[Code that draws figures]
-- BEGIN --

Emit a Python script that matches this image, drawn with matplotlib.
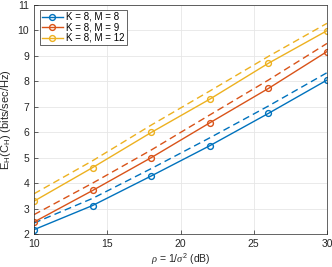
import matplotlib
matplotlib.use("Agg")
import matplotlib.pyplot as plt

plt.rcParams["font.family"] = ["Liberation Sans", "DejaVu Sans"]
plt.rcParams["mathtext.fontset"] = "custom"
plt.rcParams["mathtext.rm"] = "Liberation Sans"
plt.rcParams["mathtext.it"] = "Liberation Serif:italic"

# SNR points (dB)
snr = [10, 14, 18, 22, 26, 30]

# solid curves (with markers)
m8_solid = [2.17, 3.12, 4.28, 5.47, 6.74, 8.05]
m9_solid = [2.47, 3.71, 5.00, 6.37, 7.72, 9.17]
m12_solid = [3.29, 4.61, 5.99, 7.30, 8.71, 9.99]

# dashed curves (no markers)
m8_dash = [2.43, 3.40, 4.57, 5.78, 7.03, 8.34]
m9_dash = [2.76, 4.00, 5.30, 6.68, 8.05, 9.49]
m12_dash = [3.58, 4.88, 6.28, 7.62, 8.98, 10.28]

labels = ["K = 8, M = 8", "K = 8, M = 9", "K = 8, M = 12"]
colors = ["#0072BD", "#D95319", "#EDB120"]

fig = plt.figure(figsize=(3.32, 2.67), dpi=100)
ax = fig.add_axes([34 / 332, 33 / 267, 293 / 332, 229 / 267])

for sol, das, lab, c in zip([m8_solid, m9_solid, m12_solid],
                            [m8_dash, m9_dash, m12_dash], labels, colors):
    ax.plot(snr, sol, color=c, linewidth=1.0, marker="o", markersize=4.2,
            markerfacecolor="none", markeredgewidth=1.0, label=lab)
    ax.plot(snr, das, color=c, linewidth=1.0, linestyle=(0, (5, 3)))

ax.set_xlim(10, 30)
ax.set_ylim(2, 11)
ax.set_xticks([10, 15, 20, 25, 30])
ax.set_yticks(range(2, 12))
ax.grid(True, color="#e6e6e6", linewidth=0.6)
ax.set_axisbelow(True)
ax.tick_params(direction="in", labelsize=7.5, colors="#262626", length=3, width=0.5)
for s in ax.spines.values():
    s.set_color("#262626")
    s.set_linewidth(0.5)

ax.set_xlabel(r"$\it{\rho}$ = 1/$\it{\sigma}^2$ (dB)", fontsize=7.5, color="#262626", labelpad=2)
ax.set_ylabel(r"E$_{\rm H}$(C$_{\rm H}$) (bits/sec/Hz)", fontsize=8, color="#262626", labelpad=3)

leg = ax.legend(loc="upper left", fontsize=7, handlelength=2.2, handletextpad=0.3,
                borderpad=0.2, labelspacing=0.05, fancybox=False,
                edgecolor="#262626", framealpha=1, bbox_to_anchor=(0.02, 0.978),
                borderaxespad=0)
leg.get_frame().set_linewidth(0.5)

fig.savefig("out.png", dpi=100)
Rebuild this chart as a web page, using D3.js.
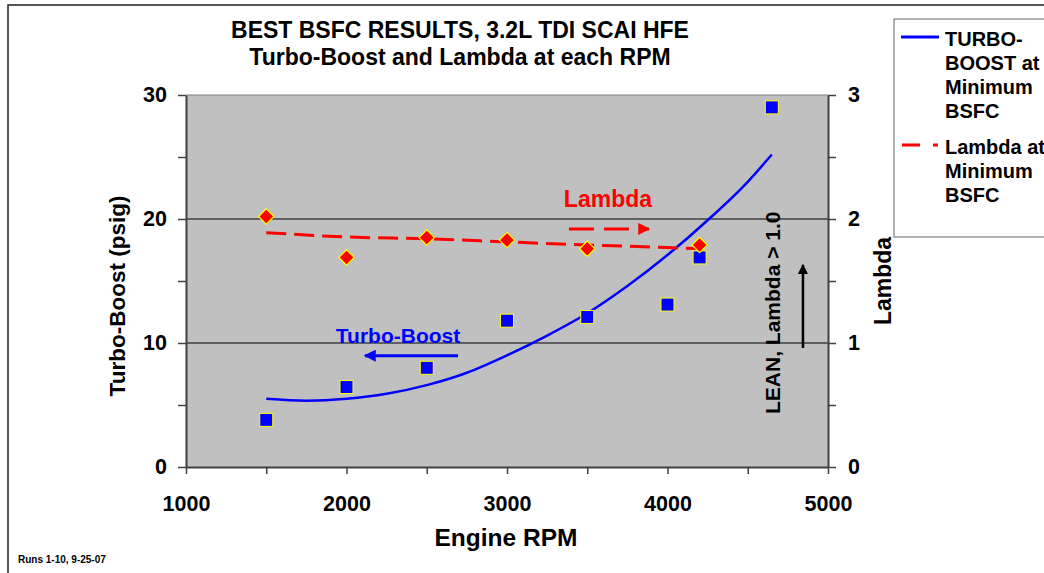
<!DOCTYPE html>
<html><head><meta charset="utf-8">
<script src="https://cdn.jsdelivr.net/npm/d3@7"></script>
<style>
html,body{margin:0;padding:0;background:#fff;}
svg{display:block;font-family:"Liberation Sans",Arial,sans-serif;font-weight:bold;}
</style></head>
<body>
<script>
// ---- data ----
const boostRpm = [1500, 2000, 2500, 3000, 3500, 4000, 4200, 4650];
const boostPsig = [3.8, 6.45, 8.0, 11.8, 12.1, 13.1, 16.9, 29.0];
const lambdaRpm = [1500, 2000, 2500, 3000, 3500, 4200];
const lambdaVal = [2.02, 1.69, 1.85, 1.83, 1.76, 1.79];
const boostTrendRpm = [1500, 1750, 2000, 2250, 2500, 2750, 3000, 3250, 3500, 3750, 4000, 4250, 4500, 4650];
const boostTrendVal = [5.5, 5.35, 5.5, 5.9, 6.6, 7.6, 9.0, 10.6, 12.4, 14.6, 17.1, 19.9, 23.0, 25.2];
const lambdaTrendRpm = [1500, 2000, 2500, 3000, 3500, 4000, 4200];
const lambdaTrendVal = [1.89, 1.855, 1.84, 1.815, 1.79, 1.77, 1.76];
const xTicks = [1000, 2000, 3000, 4000, 5000];
const yLeftTicks = [0, 10, 20, 30];
const yRightTicks = [0, 1, 2, 3];
const titleLines = ["BEST BSFC RESULTS, 3.2L TDI SCAI HFE", "Turbo-Boost and Lambda at each RPM"];
const legendBoost = ["TURBO-", "BOOST at", "Minimum", "BSFC"];
const legendLambda = ["Lambda at", "Minimum", "BSFC"];

const W = 1044, H = 573;
const plot = {l: 186, r: 828, t: 95, b: 467};

const svg = d3.select("body").append("svg").attr("width", W).attr("height", H);

// outer frame
svg.append("rect").attr("x", 8).attr("y", 5).attr("width", 1200).attr("height", 800)
  .attr("fill", "none").attr("stroke", "#222").attr("stroke-width", 1.5);

const x = d3.scaleLinear().domain([1000, 5000]).range([plot.l, plot.r]);
const yL = d3.scaleLinear().domain([0, 30]).range([plot.b, plot.t]);
const yR = d3.scaleLinear().domain([0, 3]).range([plot.b, plot.t]);

// plot background
svg.append("rect").attr("x", plot.l).attr("y", plot.t).attr("width", plot.r - plot.l).attr("height", plot.b - plot.t)
  .attr("fill", "#C0C0C0");
svg.append("line").attr("x1", plot.l).attr("x2", plot.r).attr("y1", plot.t).attr("y2", plot.t)
  .attr("stroke", "#808080").attr("stroke-width", 1);

// gridlines
svg.append("g").selectAll("line").data([10, 20]).join("line")
  .attr("x1", plot.l).attr("x2", plot.r).attr("y1", d => yL(d)).attr("y2", d => yL(d))
  .attr("stroke", "#000").attr("stroke-width", 1);

// axes
function styleAxis(g) {
  g.select(".domain").attr("stroke", "#404040").attr("stroke-width", 2);
  g.selectAll(".tick line").attr("stroke", "#404040").attr("stroke-width", 1.5);
  g.selectAll("text").attr("fill", "#000").attr("font-size", 21.5).attr("font-weight", "bold")
    .attr("font-family", "Liberation Sans, Arial, sans-serif");
}
svg.append("g").attr("transform", `translate(0,${plot.b})`)
  .call(d3.axisBottom(x).tickValues(d3.range(1000, 5001, 500)).tickSize(7).tickSizeOuter(0).tickPadding(22)
    .tickFormat(d => xTicks.includes(d) ? d : ""))
  .call(styleAxis);
svg.append("g").attr("transform", `translate(${plot.l},0)`)
  .call(d3.axisLeft(yL).tickValues(d3.range(0, 31, 5)).tickSize(8).tickSizeOuter(0).tickPadding(11)
    .tickFormat(d => yLeftTicks.includes(d) ? d : ""))
  .call(styleAxis);
svg.append("g").attr("transform", `translate(${plot.r},0)`)
  .call(d3.axisRight(yR).tickValues(d3.range(0, 3.01, 0.5)).tickSize(8).tickSizeOuter(0).tickPadding(12)
    .tickFormat(d => yRightTicks.includes(d) ? d : ""))
  .call(styleAxis);

// trend lines
svg.append("path").datum(boostTrendRpm.map((r, i) => [r, boostTrendVal[i]]))
  .attr("d", d3.line().x(d => x(d[0])).y(d => yL(d[1])).curve(d3.curveMonotoneX))
  .attr("fill", "none").attr("stroke", "#0000FF").attr("stroke-width", 2.5);
svg.append("path").datum(lambdaTrendRpm.map((r, i) => [r, lambdaTrendVal[i]]))
  .attr("d", d3.line().x(d => x(d[0])).y(d => yR(d[1])).curve(d3.curveMonotoneX))
  .attr("fill", "none").attr("stroke", "#FF0000").attr("stroke-width", 3).attr("stroke-dasharray", "20,8");

// markers
svg.append("g").selectAll("rect").data(boostRpm.map((r, i) => [r, boostPsig[i]])).join("rect")
  .attr("x", d => x(d[0]) - 6.5).attr("y", d => yL(d[1]) - 6.5).attr("width", 13).attr("height", 13)
  .attr("fill", "#0000FF").attr("stroke", "#FFFF00").attr("stroke-width", 1);
svg.append("g").selectAll("path").data(lambdaRpm.map((r, i) => [r, lambdaVal[i]])).join("path")
  .attr("d", d3.symbol().type(d3.symbolDiamond2).size(150))
  .attr("transform", d => `translate(${x(d[0])},${yR(d[1])})`)
  .attr("fill", "#FF0000").attr("stroke", "#FFFF00").attr("stroke-width", 1.2);

// arrow markers
const defs = svg.append("defs");
function arrow(id, color) {
  defs.append("marker").attr("id", id).attr("viewBox", "0 0 10 10").attr("refX", 9).attr("refY", 5)
    .attr("markerWidth", 4).attr("markerHeight", 4).attr("orient", "auto").attr("markerUnits", "strokeWidth")
    .append("path").attr("d", "M0,0L10,5L0,10z").attr("fill", color);
}
arrow("aBlue", "#0000FF"); arrow("aRed", "#FF0000"); arrow("aBlack", "#000");

// annotations
svg.append("text").attr("x", x(2321)).attr("y", yL(10.0)).attr("text-anchor", "middle")
  .attr("font-size", 21).attr("fill", "#0000FF").text("Turbo-Boost");
svg.append("line").attr("x1", x(2695)).attr("x2", x(2115)).attr("y1", yL(8.98)).attr("y2", yL(8.98))
  .attr("stroke", "#0000FF").attr("stroke-width", 3).attr("marker-end", "url(#aBlue)");
svg.append("text").attr("x", x(3629)).attr("y", yR(2.097)).attr("text-anchor", "middle")
  .attr("font-size", 23).attr("fill", "#FF0000").text("Lambda");
svg.append("line").attr("x1", x(3386)).attr("x2", x(3885)).attr("y1", yR(1.92)).attr("y2", yR(1.92))
  .attr("stroke", "#FF0000").attr("stroke-width", 3).attr("stroke-dasharray", "25,10").attr("marker-end", "url(#aRed)");
svg.append("text").attr("transform", `translate(${x(4651) + 8},${yR(1.26) + 2}) rotate(-90)`).attr("text-anchor", "middle")
  .attr("font-size", 21).attr("fill", "#000").text("LEAN, Lambda > 1.0");
svg.append("line").attr("x1", x(4844)).attr("x2", x(4844)).attr("y1", yR(0.96)).attr("y2", yR(1.63))
  .attr("stroke", "#000").attr("stroke-width", 2.5).attr("marker-end", "url(#aBlack)");

// titles
svg.append("g").selectAll("text").data(titleLines).join("text")
  .attr("x", 460).attr("y", (d, i) => 38 + i * 27).attr("text-anchor", "middle")
  .attr("font-size", 23).text(d => d);
svg.append("text").attr("transform", `translate(125,296) rotate(-90)`).attr("text-anchor", "middle")
  .attr("font-size", 22.5).text("Turbo-Boost (psig)");
svg.append("text").attr("transform", `translate(891,281) rotate(-90)`).attr("text-anchor", "middle")
  .attr("font-size", 23).text("Lambda");
svg.append("text").attr("x", 506).attr("y", 546).attr("text-anchor", "middle")
  .attr("font-size", 24.5).text("Engine RPM");
svg.append("text").attr("x", 18).attr("y", 563).attr("font-size", 10).text("Runs 1-10, 9-25-07");

// legend
svg.append("rect").attr("x", 894).attr("y", 19).attr("width", 300).attr("height", 218)
  .attr("fill", "#fff").attr("stroke", "#666").attr("stroke-width", 1);
svg.append("line").attr("x1", 901).attr("x2", 939).attr("y1", 37).attr("y2", 37)
  .attr("stroke", "#0000FF").attr("stroke-width", 3);
svg.append("line").attr("x1", 902).attr("x2", 939).attr("y1", 145).attr("y2", 145)
  .attr("stroke", "#FF0000").attr("stroke-width", 3).attr("stroke-dasharray", "18,13,5,20");
svg.append("g").selectAll("text").data(legendBoost).join("text")
  .attr("x", 945).attr("y", (d, i) => 46 + i * 24).attr("font-size", 20).text(d => d);
svg.append("g").selectAll("text").data(legendLambda).join("text")
  .attr("x", 945).attr("y", (d, i) => 154 + i * 24).attr("font-size", 20).text(d => d);
</script>
</body></html>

-- END --

* **Instructions for the task**: Can you give again only the lines between the one containing "Rebuild this chart" and the one containing "d3.scaleLinear().domain([0, 3]).range([plot.b, plot.t]);", counting both, exactly as they appear and without any pictures?

* **Correct result**:
Rebuild this chart as a web page, using D3.js.
<!DOCTYPE html>
<html><head><meta charset="utf-8">
<script src="https://cdn.jsdelivr.net/npm/d3@7"></script>
<style>
html,body{margin:0;padding:0;background:#fff;}
svg{display:block;font-family:"Liberation Sans",Arial,sans-serif;font-weight:bold;}
</style></head>
<body>
<script>
// ---- data ----
const boostRpm = [1500, 2000, 2500, 3000, 3500, 4000, 4200, 4650];
const boostPsig = [3.8, 6.45, 8.0, 11.8, 12.1, 13.1, 16.9, 29.0];
const lambdaRpm = [1500, 2000, 2500, 3000, 3500, 4200];
const lambdaVal = [2.02, 1.69, 1.85, 1.83, 1.76, 1.79];
const boostTrendRpm = [1500, 1750, 2000, 2250, 2500, 2750, 3000, 3250, 3500, 3750, 4000, 4250, 4500, 4650];
const boostTrendVal = [5.5, 5.35, 5.5, 5.9, 6.6, 7.6, 9.0, 10.6, 12.4, 14.6, 17.1, 19.9, 23.0, 25.2];
const lambdaTrendRpm = [1500, 2000, 2500, 3000, 3500, 4000, 4200];
const lambdaTrendVal = [1.89, 1.855, 1.84, 1.815, 1.79, 1.77, 1.76];
const xTicks = [1000, 2000, 3000, 4000, 5000];
const yLeftTicks = [0, 10, 20, 30];
const yRightTicks = [0, 1, 2, 3];
const titleLines = ["BEST BSFC RESULTS, 3.2L TDI SCAI HFE", "Turbo-Boost and Lambda at each RPM"];
const legendBoost = ["TURBO-", "BOOST at", "Minimum", "BSFC"];
const legendLambda = ["Lambda at", "Minimum", "BSFC"];

const W = 1044, H = 573;
const plot = {l: 186, r: 828, t: 95, b: 467};

const svg = d3.select("body").append("svg").attr("width", W).attr("height", H);

// outer frame
svg.append("rect").attr("x", 8).attr("y", 5).attr("width", 1200).attr("height", 800)
  .attr("fill", "none").attr("stroke", "#222").attr("stroke-width", 1.5);

const x = d3.scaleLinear().domain([1000, 5000]).range([plot.l, plot.r]);
const yL = d3.scaleLinear().domain([0, 30]).range([plot.b, plot.t]);
const yR = d3.scaleLinear().domain([0, 3]).range([plot.b, plot.t]);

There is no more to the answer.